Singapore's Struggling Stock Market

Singapore is a leading financial centre in Asia-Pacific, ranking third in the 2022 Global Financial Centre Index. This puts it behind only New New York and London, and ahead of our regional rival, Hong Kong. However, despite Singapore's status as a world-class financial hub, its local stock exchange market falls far behind other leading countries in raising capital.

Falling average daily trading volume

One of the most significant indicators of the health of a stock market is the average daily trading volume. In Singapore, this has been a steady decline for more than a decade. For example, the Security Daily Average Volume (SDAV) of the SG stock market fell from 1.6 billion shares (or $1.3 billion) to 1.1 billion shares (or $0.9 billion) in 2022. The lack of market participation and the resulting reduced liquidity and lower market efficiency can lead to a downward spiral of depressed prices and further reduced trading activity.
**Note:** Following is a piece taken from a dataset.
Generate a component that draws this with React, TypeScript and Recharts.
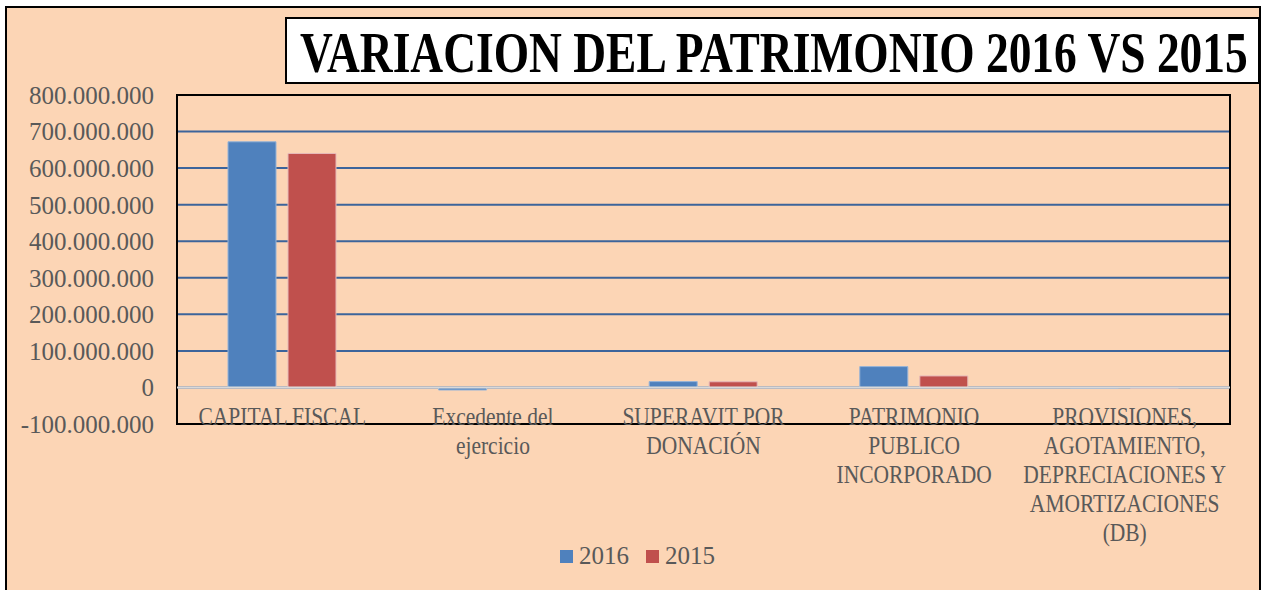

Falling number of listed companies over the years

Another concerning trend is the falling number of listed companies in the stock exchange. Between 2012 and 2022, the total number of listed companies fell from 776 to 651. There have been more companies de-listing from the exchange than listing. In 2022 alone, 21 companies have delisted or in the process of delisting, while only 13 companies made their listing debut. Some companies delisted following acquisitions or  mergers, while others shifted to other exchanges. This trend suggests that companies are no longer finding the Singapore exchange attractive enough to remain listed or list in the first place.

Absence of any major IPO in recent years


Since the Netlink NBN Trust IPO on the SG exchange in 2017, there has not been any major IPO till date. For the whole of 2022, Singapore raised a total of US$428 million from 11 IPO proceeds. In contrast, Malaysia raised US$801 million from 35 IPOs, Indonesia raised US$1.4 billion from 59 listings, and Thailand raised US$3.6 billion from 42 listings.

Successful local companies are listing overseas instead

One of the factors contributing to the lack of major IPOs on the Singapore exchange is that successful local companies are listing overseas instead because of the lack of activity in our local bourse. For example, companies such as Sea Limited and Grab have chosen to list on the New York Stock Exchange and Nasdaq, respectively, rather than the Singapore exchange. Local companies are finding more attractive market conditions overseas, potentially due to larger investor pools or more favourable regulations.

Proliferation of online brokers

With new entrance like Tiger Brokers, Moo Moo, Webull, etc. in recent years, investing in foreign markets has become so much easier and gives Singaporean investors access to biggest and best companies around the world.

Shaken investor confidence

Finally, investor confidence in the Singapore stock market has been shaken by several high-profile incidents over the years.

The CLOB debacle in the 1990s: CLOB stands for Central Limit Order Book, which was formed to provide secondary market to trade Malaysian stocks. Following the Asian Financial Crisis in 1998, Malaysian PM Mahathir accused Singaporeans of subverting the Malaysian economy and banned the trading of CLOB shares without warning. Many Singaporeans were left with Malaysian shares that were worthless or have to sell to Malaysian at steep discount.

The S-chip scandal in the 2000s: S-chips were Chinese companies that had gone public on the SGX in order to raise capital from international investors. At its peak, there were more than a hundred S-chips listed on SGX. However, fraudulent accounting practices started to surface one after another. By the time these issues were made known, many Singaporean investors were already badly burned by S-chips.

The penny stock saga in 2013: The largest market manipulation case in Singapore's history, which sparked a rout that wiped out $8 billion in total market value.

These incidents have put the regulatory environment of the Singapore stock market and its ability to protect investors into question.

Personally, I don't see any light at the end of the tunnel for the Singapore stock market. Falling trading volumes, a declining number of listed companies, the absence of major IPOs, and successful local companies listing overseas are all factors contributing to this decline. Furthermore, investor confidence has been shaken by several high-profile incidents over the years.